**Instructions to follow**.
Repeat, exactly and only, the lines from the beginning of the data through the line with "line=dict(color=color, width=1.6, dash=dash)))". Pictures are left out.

**Material**.
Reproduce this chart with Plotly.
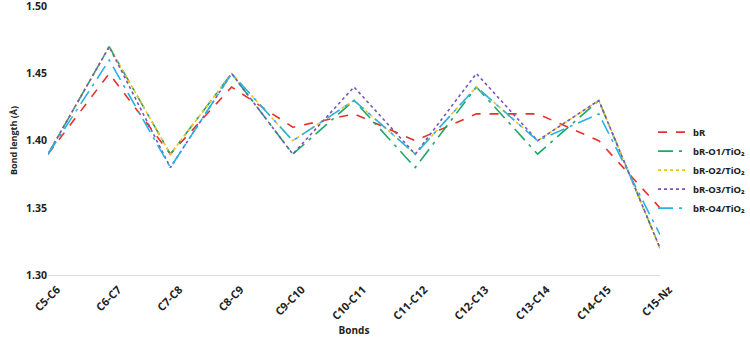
import plotly.graph_objects as go

bonds = ["C5-C6", "C6-C7", "C7-C8", "C8-C9", "C9-C10", "C10-C11", "C11-C12",
         "C12-C13", "C13-C14", "C14-C15", "C15-Nz"]
bR    = [1.39, 1.45, 1.39, 1.44, 1.41, 1.42, 1.40, 1.42, 1.42, 1.40, 1.35]
bR_O1 = [1.39, 1.47, 1.39, 1.45, 1.39, 1.43, 1.38, 1.44, 1.39, 1.43, 1.32]
bR_O2 = [1.39, 1.47, 1.39, 1.45, 1.40, 1.43, 1.39, 1.44, 1.40, 1.43, 1.32]
bR_O3 = [1.39, 1.47, 1.38, 1.45, 1.39, 1.44, 1.39, 1.45, 1.40, 1.43, 1.32]
bR_O4 = [1.39, 1.46, 1.38, 1.45, 1.40, 1.43, 1.39, 1.44, 1.40, 1.42, 1.33]
y_ticks = [1.30, 1.35, 1.40, 1.45, 1.50]

series = [
    ("bR", bR, "#e8302c", "dash"),
    ("bR-O1/TiO\u2082", bR_O1, "#1ea868", "longdashdot"),
    ("bR-O2/TiO\u2082", bR_O2, "#f2c21b", "dot"),
    ("bR-O3/TiO\u2082", bR_O3, "#7b52be", "dot"),
    ("bR-O4/TiO\u2082", bR_O4, "#27b3e6", "longdashdot"),
]

fig = go.Figure()
for name, vals, color, dash in series:
    fig.add_trace(go.Scatter(x=bonds, y=vals, name=name, mode="lines",
                             line=dict(color=color, width=1.6, dash=dash)))

fig.update_layout(
    width=750, height=339,
    margin=dict(l=48, r=90, t=6, b=64, autoexpand=False),
    paper_bgcolor="white", plot_bgcolor="white",
    font=dict(family="Open Sans", size=10, color="#222", weight="bold"),
    legend=dict(x=0.9886, y=0.39, yanchor="middle", xanchor="left",
                font=dict(family="Noto Sans", size=9.5, color="#222", weight="bold"),
                tracegroupgap=0, itemwidth=30, bgcolor="rgba(0,0,0,0)"),
    xaxis=dict(title=dict(text="Bonds", standoff=0,
                          font=dict(family="Open Sans", size=10, weight="bold")),
               automargin=False,
               tickangle=-45, showgrid=False, showline=True, linecolor="#d9d9d9",
               ticks="", ticklabelshift=9, ticklabelstandoff=3,
               tickfont=dict(family="Open Sans", size=11, weight="bold")),
    yaxis=dict(title=dict(text="Bond length (Å)", standoff=6,
                          font=dict(family="Open Sans", size=9, weight="bold")),
               automargin=False, ticklabeloverflow="allow",
               range=[1.30, 1.5003], tickvals=y_ticks, tickformat=".2f",
               showgrid=False, zeroline=False, showline=False, ticks="",
               tickfont=dict(family="Open Sans", size=10.5, weight="bold")),
)
fig.write_html("out.html", config={"displayModeBar": False},
               post_script="document.body.style.margin='0';")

**Reply**.
Reproduce this chart with Plotly.
import plotly.graph_objects as go

bonds = ["C5-C6", "C6-C7", "C7-C8", "C8-C9", "C9-C10", "C10-C11", "C11-C12",
         "C12-C13", "C13-C14", "C14-C15", "C15-Nz"]
bR    = [1.39, 1.45, 1.39, 1.44, 1.41, 1.42, 1.40, 1.42, 1.42, 1.40, 1.35]
bR_O1 = [1.39, 1.47, 1.39, 1.45, 1.39, 1.43, 1.38, 1.44, 1.39, 1.43, 1.32]
bR_O2 = [1.39, 1.47, 1.39, 1.45, 1.40, 1.43, 1.39, 1.44, 1.40, 1.43, 1.32]
bR_O3 = [1.39, 1.47, 1.38, 1.45, 1.39, 1.44, 1.39, 1.45, 1.40, 1.43, 1.32]
bR_O4 = [1.39, 1.46, 1.38, 1.45, 1.40, 1.43, 1.39, 1.44, 1.40, 1.42, 1.33]
y_ticks = [1.30, 1.35, 1.40, 1.45, 1.50]

series = [
    ("bR", bR, "#e8302c", "dash"),
    ("bR-O1/TiO\u2082", bR_O1, "#1ea868", "longdashdot"),
    ("bR-O2/TiO\u2082", bR_O2, "#f2c21b", "dot"),
    ("bR-O3/TiO\u2082", bR_O3, "#7b52be", "dot"),
    ("bR-O4/TiO\u2082", bR_O4, "#27b3e6", "longdashdot"),
]

fig = go.Figure()
for name, vals, color, dash in series:
    fig.add_trace(go.Scatter(x=bonds, y=vals, name=name, mode="lines",
                             line=dict(color=color, width=1.6, dash=dash)))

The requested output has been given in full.